As the battle lines for health care reform are being drawn – and redrawn – a silent segment of the population is strategically left out of the conversation. A group of individuals who have been deemed enemies of society, and cast away behind iron bars to fend for themselves. In California, health care in the state’s 33 prisons is so inadequate that one unnecessary death takes place per week, as inmates are often stacked in triple bunk beds in hallways and gymnasiums. With nearly twice the number of prisoners than it was designed to hold, California prisons will have to be cut by about 40,000 in the next two years – and it’s about time.
Federal judges just released a 184-page order demanding that California’s inmate population be reduced by 27%, and gave the state 45 days to come up with a plan. In what they termed an ‘unconstitutional prison health care system’, the three-judge panel concluded that disease was spreading rampantly and prisoner-on-prisoner violence was all but unavoidable.

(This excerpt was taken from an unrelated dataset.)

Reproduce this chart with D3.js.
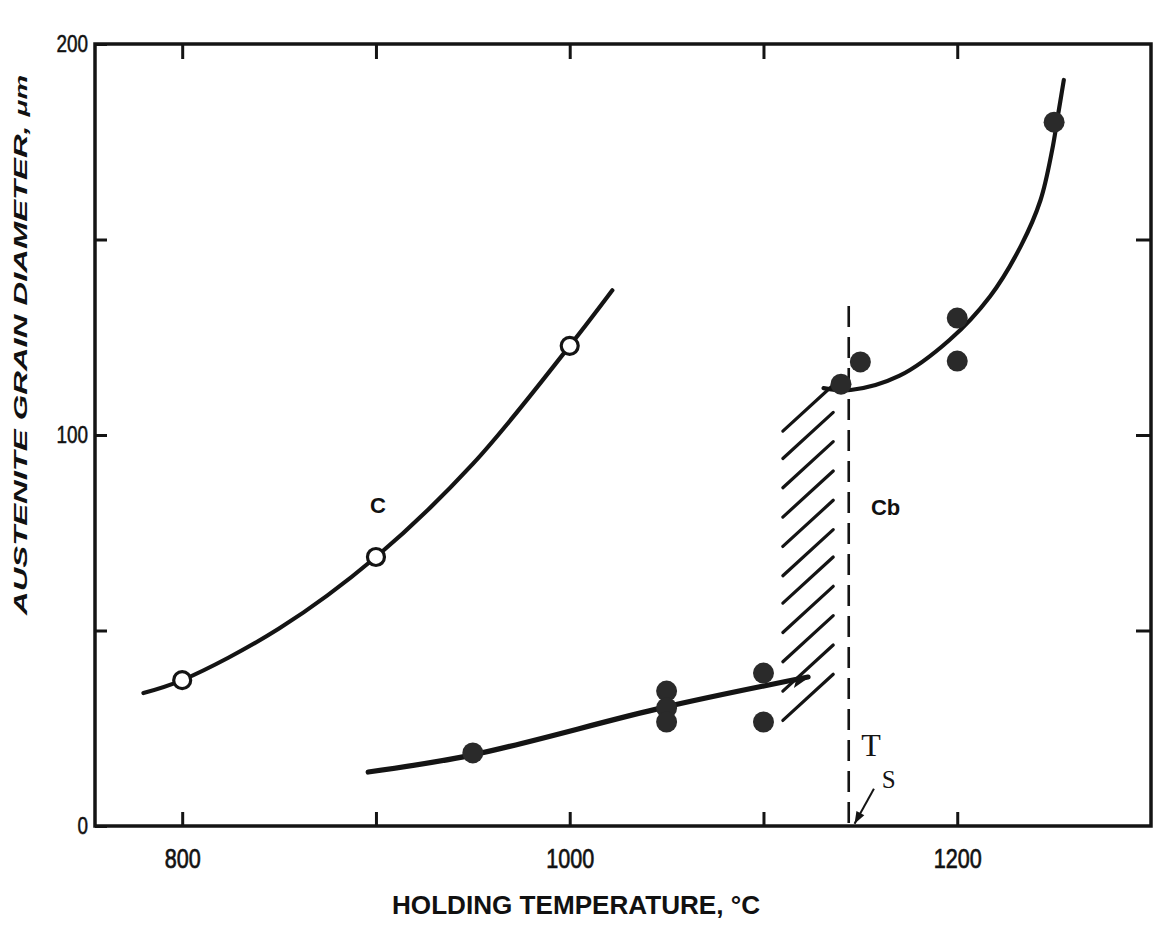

Forced to close a $26 billion dollar budget gap, California will now have to look at mechanisms to reducing its extensive prison spending, which in 2007 topped out at nearly $10 billion (approximately $49,000 for each inmate).
Whether it’s for pure economic reasons or for an actual concern over the well being of prisoners, California will hopefully serve as an example for a reversal of the ever-growing prison industrial complex. A system that unfairly profiles and detains minorities, American jails produce a vicious cycle of recidivism and community breakdown. Last year, the Pew Center on the States released a scathing report stating that one in every 100 American adults was in jail, and that an astonishing one in 15 Black adults was behind bars. According to government reports in 2007, there were three times as many Blacks in jail than in college dorms, with Latinos not far behind at 2.7 times more behind bars than in secondary schooling.